— START —
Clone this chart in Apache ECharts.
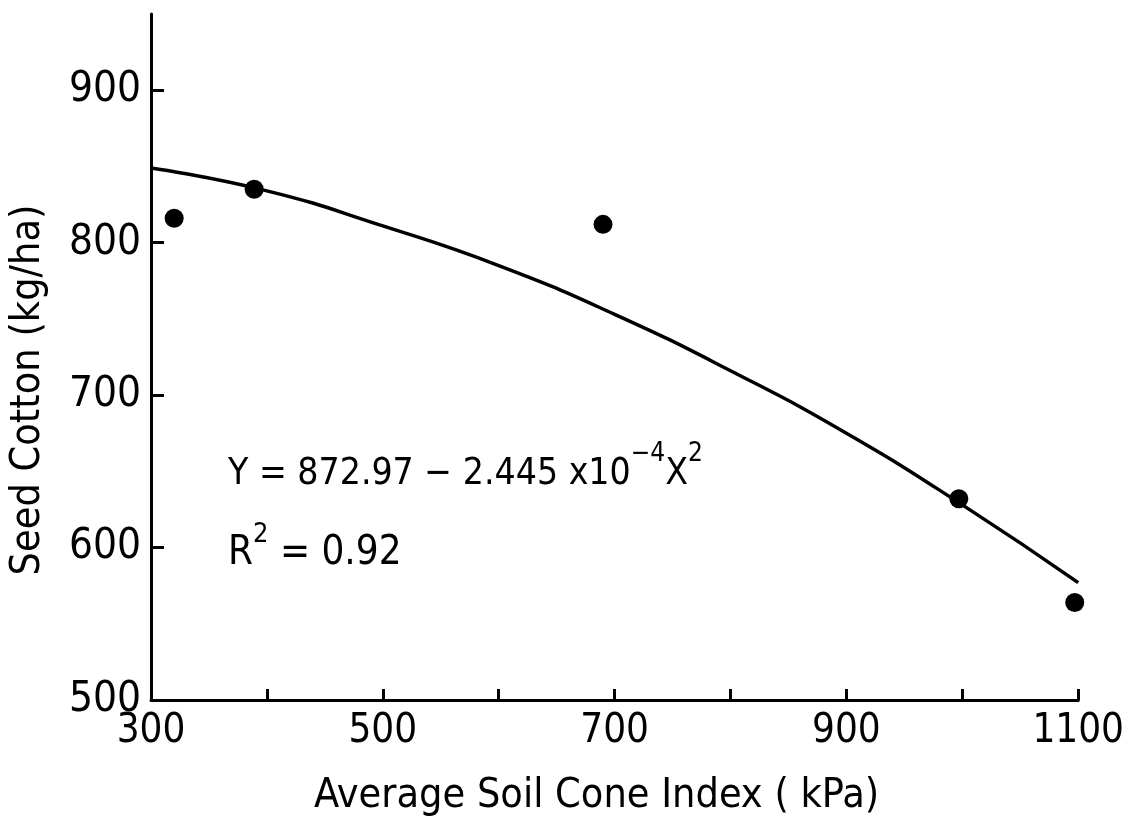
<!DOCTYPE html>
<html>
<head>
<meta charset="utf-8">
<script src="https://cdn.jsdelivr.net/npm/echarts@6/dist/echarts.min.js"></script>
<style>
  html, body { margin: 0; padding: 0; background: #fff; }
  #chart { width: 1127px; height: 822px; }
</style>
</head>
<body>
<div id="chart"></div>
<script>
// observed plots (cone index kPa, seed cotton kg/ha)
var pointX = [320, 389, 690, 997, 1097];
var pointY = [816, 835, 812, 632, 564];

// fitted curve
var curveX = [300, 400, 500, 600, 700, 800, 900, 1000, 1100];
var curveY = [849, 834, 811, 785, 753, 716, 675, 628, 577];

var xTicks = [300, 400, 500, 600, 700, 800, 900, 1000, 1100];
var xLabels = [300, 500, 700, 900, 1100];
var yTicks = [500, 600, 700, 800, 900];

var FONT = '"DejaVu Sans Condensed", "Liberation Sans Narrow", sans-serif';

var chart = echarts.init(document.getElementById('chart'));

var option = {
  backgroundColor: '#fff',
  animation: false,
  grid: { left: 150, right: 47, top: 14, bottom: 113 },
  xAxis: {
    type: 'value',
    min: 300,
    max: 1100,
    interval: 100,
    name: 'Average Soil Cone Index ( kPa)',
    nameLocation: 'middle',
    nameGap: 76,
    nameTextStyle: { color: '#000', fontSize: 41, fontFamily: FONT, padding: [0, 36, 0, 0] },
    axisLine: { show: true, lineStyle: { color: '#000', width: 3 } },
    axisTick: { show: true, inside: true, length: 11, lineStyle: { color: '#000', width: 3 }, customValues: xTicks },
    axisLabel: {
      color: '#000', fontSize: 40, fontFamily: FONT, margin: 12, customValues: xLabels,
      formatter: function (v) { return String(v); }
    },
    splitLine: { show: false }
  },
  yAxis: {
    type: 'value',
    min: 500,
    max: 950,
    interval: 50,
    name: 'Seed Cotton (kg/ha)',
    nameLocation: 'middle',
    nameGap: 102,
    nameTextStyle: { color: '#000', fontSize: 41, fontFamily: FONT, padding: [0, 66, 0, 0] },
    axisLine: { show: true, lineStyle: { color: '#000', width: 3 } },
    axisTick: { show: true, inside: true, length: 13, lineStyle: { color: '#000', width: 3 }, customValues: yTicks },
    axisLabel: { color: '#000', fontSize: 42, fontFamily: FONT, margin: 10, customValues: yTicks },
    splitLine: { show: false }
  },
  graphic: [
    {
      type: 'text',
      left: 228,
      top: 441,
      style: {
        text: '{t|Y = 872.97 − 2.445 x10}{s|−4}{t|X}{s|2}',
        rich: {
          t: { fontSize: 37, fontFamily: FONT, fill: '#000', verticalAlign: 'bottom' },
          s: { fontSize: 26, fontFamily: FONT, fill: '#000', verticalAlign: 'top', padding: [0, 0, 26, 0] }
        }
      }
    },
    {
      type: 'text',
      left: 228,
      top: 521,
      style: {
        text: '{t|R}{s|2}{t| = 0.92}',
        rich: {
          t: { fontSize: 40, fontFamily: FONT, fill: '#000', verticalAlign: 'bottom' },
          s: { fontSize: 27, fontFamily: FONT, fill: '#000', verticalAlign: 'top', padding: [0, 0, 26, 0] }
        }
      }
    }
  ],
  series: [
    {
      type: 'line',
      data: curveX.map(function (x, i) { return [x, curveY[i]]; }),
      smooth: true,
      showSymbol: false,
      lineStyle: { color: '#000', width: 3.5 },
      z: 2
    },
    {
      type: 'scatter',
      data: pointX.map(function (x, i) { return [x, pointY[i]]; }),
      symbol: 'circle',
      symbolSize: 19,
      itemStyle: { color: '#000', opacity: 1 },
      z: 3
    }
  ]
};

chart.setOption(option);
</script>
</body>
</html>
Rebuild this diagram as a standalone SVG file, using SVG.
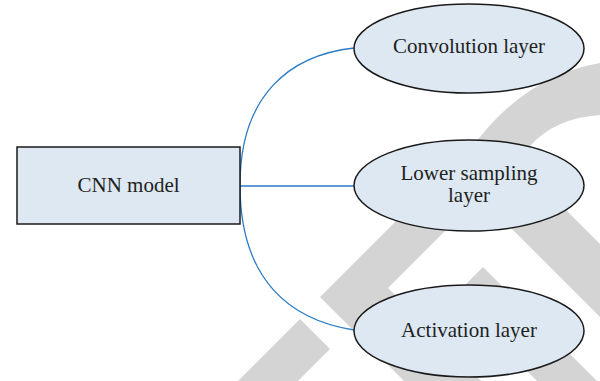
— END —
* **Short task**
Would you return the data exactly as written, without the pictures?

* **Correct answer**
Clone this chart in Apache ECharts.
<!DOCTYPE html>
<html>
<head>
<meta charset="utf-8">
<script src="https://cdn.jsdelivr.net/npm/echarts@6/dist/echarts.min.js"></script>
<style>
  html, body { margin: 0; padding: 0; background: #fff; }
  #chart { width: 1127px; height: 822px; }
</style>
</head>
<body>
<div id="chart"></div>
<script>
// observed plots (cone index kPa, seed cotton kg/ha)
var pointX = [320, 389, 690, 997, 1097];
var pointY = [816, 835, 812, 632, 564];

// fitted curve
var curveX = [300, 400, 500, 600, 700, 800, 900, 1000, 1100];
var curveY = [849, 834, 811, 785, 753, 716, 675, 628, 577];

var xTicks = [300, 400, 500, 600, 700, 800, 900, 1000, 1100];
var xLabels = [300, 500, 700, 900, 1100];
var yTicks = [500, 600, 700, 800, 900];

var FONT = '"DejaVu Sans Condensed", "Liberation Sans Narrow", sans-serif';

var chart = echarts.init(document.getElementById('chart'));

var option = {
  backgroundColor: '#fff',
  animation: false,
  grid: { left: 150, right: 47, top: 14, bottom: 113 },
  xAxis: {
    type: 'value',
    min: 300,
    max: 1100,
    interval: 100,
    name: 'Average Soil Cone Index ( kPa)',
    nameLocation: 'middle',
    nameGap: 76,
    nameTextStyle: { color: '#000', fontSize: 41, fontFamily: FONT, padding: [0, 36, 0, 0] },
    axisLine: { show: true, lineStyle: { color: '#000', width: 3 } },
    axisTick: { show: true, inside: true, length: 11, lineStyle: { color: '#000', width: 3 }, customValues: xTicks },
    axisLabel: {
      color: '#000', fontSize: 40, fontFamily: FONT, margin: 12, customValues: xLabels,
      formatter: function (v) { return String(v); }
    },
    splitLine: { show: false }
  },
  yAxis: {
    type: 'value',
    min: 500,
    max: 950,
    interval: 50,
    name: 'Seed Cotton (kg/ha)',
    nameLocation: 'middle',
    nameGap: 102,
    nameTextStyle: { color: '#000', fontSize: 41, fontFamily: FONT, padding: [0, 66, 0, 0] },
    axisLine: { show: true, lineStyle: { color: '#000', width: 3 } },
    axisTick: { show: true, inside: true, length: 13, lineStyle: { color: '#000', width: 3 }, customValues: yTicks },
    axisLabel: { color: '#000', fontSize: 42, fontFamily: FONT, margin: 10, customValues: yTicks },
    splitLine: { show: false }
  },
  graphic: [
    {
      type: 'text',
      left: 228,
      top: 441,
      style: {
        text: '{t|Y = 872.97 − 2.445 x10}{s|−4}{t|X}{s|2}',
        rich: {
          t: { fontSize: 37, fontFamily: FONT, fill: '#000', verticalAlign: 'bottom' },
          s: { fontSize: 26, fontFamily: FONT, fill: '#000', verticalAlign: 'top', padding: [0, 0, 26, 0] }
        }
      }
    },
    {
      type: 'text',
      left: 228,
      top: 521,
      style: {
        text: '{t|R}{s|2}{t| = 0.92}',
        rich: {
          t: { fontSize: 40, fontFamily: FONT, fill: '#000', verticalAlign: 'bottom' },
          s: { fontSize: 27, fontFamily: FONT, fill: '#000', verticalAlign: 'top', padding: [0, 0, 26, 0] }
        }
      }
    }
  ],
  series: [
    {
      type: 'line',
      data: curveX.map(function (x, i) { return [x, curveY[i]]; }),
      smooth: true,
      showSymbol: false,
      lineStyle: { color: '#000', width: 3.5 },
      z: 2
    },
    {
      type: 'scatter',
      data: pointX.map(function (x, i) { return [x, pointY[i]]; }),
      symbol: 'circle',
      symbolSize: 19,
      itemStyle: { color: '#000', opacity: 1 },
      z: 3
    }
  ]
};

chart.setOption(option);
</script>
</body>
</html>
Rebuild this diagram as a standalone SVG file, using SVG.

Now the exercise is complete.